▶ [OBJECTIVE] Output the data word for word, dropping every image.
======
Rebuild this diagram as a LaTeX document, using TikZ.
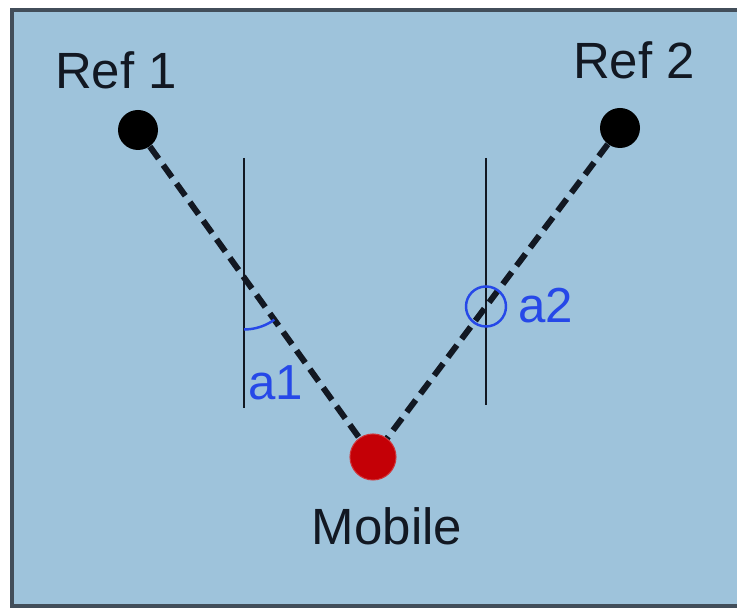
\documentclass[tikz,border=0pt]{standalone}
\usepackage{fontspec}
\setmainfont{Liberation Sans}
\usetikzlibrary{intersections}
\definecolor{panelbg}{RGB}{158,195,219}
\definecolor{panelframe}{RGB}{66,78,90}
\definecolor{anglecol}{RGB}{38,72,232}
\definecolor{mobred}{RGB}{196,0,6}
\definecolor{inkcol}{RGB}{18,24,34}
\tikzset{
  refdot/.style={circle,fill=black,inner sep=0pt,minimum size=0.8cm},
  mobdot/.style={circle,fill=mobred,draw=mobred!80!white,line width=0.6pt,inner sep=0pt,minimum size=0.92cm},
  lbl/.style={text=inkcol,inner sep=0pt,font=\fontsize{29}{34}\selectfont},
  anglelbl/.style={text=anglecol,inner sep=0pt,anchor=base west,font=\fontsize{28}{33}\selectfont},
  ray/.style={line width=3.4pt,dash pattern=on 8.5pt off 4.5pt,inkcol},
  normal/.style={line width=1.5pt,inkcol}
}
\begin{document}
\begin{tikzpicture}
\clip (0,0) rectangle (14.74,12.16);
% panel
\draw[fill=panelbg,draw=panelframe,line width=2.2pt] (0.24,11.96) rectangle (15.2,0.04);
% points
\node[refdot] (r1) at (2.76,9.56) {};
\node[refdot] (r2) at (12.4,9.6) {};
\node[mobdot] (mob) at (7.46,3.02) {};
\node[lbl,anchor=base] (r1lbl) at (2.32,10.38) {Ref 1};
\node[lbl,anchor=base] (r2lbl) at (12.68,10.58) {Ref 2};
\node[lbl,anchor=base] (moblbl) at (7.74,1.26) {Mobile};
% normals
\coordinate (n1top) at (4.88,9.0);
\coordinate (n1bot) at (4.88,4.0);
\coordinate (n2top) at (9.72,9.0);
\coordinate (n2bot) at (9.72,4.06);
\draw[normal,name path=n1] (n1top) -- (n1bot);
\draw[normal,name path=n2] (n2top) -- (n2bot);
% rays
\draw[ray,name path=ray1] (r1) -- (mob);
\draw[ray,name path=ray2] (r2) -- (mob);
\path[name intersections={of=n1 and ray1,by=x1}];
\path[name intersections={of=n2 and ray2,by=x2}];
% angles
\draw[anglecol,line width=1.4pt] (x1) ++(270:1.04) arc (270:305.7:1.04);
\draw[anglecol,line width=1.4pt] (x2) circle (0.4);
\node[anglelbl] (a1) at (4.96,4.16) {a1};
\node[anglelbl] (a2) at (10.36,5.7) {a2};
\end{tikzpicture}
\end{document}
======
▶ [RESULT OF THIS EXERCISE]
Rebuild this diagram as a LaTeX document, using TikZ.
\documentclass[tikz,border=0pt]{standalone}
\usepackage{fontspec}
\setmainfont{Liberation Sans}
\usetikzlibrary{intersections}
\definecolor{panelbg}{RGB}{158,195,219}
\definecolor{panelframe}{RGB}{66,78,90}
\definecolor{anglecol}{RGB}{38,72,232}
\definecolor{mobred}{RGB}{196,0,6}
\definecolor{inkcol}{RGB}{18,24,34}
\tikzset{
  refdot/.style={circle,fill=black,inner sep=0pt,minimum size=0.8cm},
  mobdot/.style={circle,fill=mobred,draw=mobred!80!white,line width=0.6pt,inner sep=0pt,minimum size=0.92cm},
  lbl/.style={text=inkcol,inner sep=0pt,font=\fontsize{29}{34}\selectfont},
  anglelbl/.style={text=anglecol,inner sep=0pt,anchor=base west,font=\fontsize{28}{33}\selectfont},
  ray/.style={line width=3.4pt,dash pattern=on 8.5pt off 4.5pt,inkcol},
  normal/.style={line width=1.5pt,inkcol}
}
\begin{document}
\begin{tikzpicture}
\clip (0,0) rectangle (14.74,12.16);
% panel
\draw[fill=panelbg,draw=panelframe,line width=2.2pt] (0.24,11.96) rectangle (15.2,0.04);
% points
\node[refdot] (r1) at (2.76,9.56) {};
\node[refdot] (r2) at (12.4,9.6) {};
\node[mobdot] (mob) at (7.46,3.02) {};
\node[lbl,anchor=base] (r1lbl) at (2.32,10.38) {Ref 1};
\node[lbl,anchor=base] (r2lbl) at (12.68,10.58) {Ref 2};
\node[lbl,anchor=base] (moblbl) at (7.74,1.26) {Mobile};
% normals
\coordinate (n1top) at (4.88,9.0);
\coordinate (n1bot) at (4.88,4.0);
\coordinate (n2top) at (9.72,9.0);
\coordinate (n2bot) at (9.72,4.06);
\draw[normal,name path=n1] (n1top) -- (n1bot);
\draw[normal,name path=n2] (n2top) -- (n2bot);
% rays
\draw[ray,name path=ray1] (r1) -- (mob);
\draw[ray,name path=ray2] (r2) -- (mob);
\path[name intersections={of=n1 and ray1,by=x1}];
\path[name intersections={of=n2 and ray2,by=x2}];
% angles
\draw[anglecol,line width=1.4pt] (x1) ++(270:1.04) arc (270:305.7:1.04);
\draw[anglecol,line width=1.4pt] (x2) circle (0.4);
\node[anglelbl] (a1) at (4.96,4.16) {a1};
\node[anglelbl] (a2) at (10.36,5.7) {a2};
\end{tikzpicture}
\end{document}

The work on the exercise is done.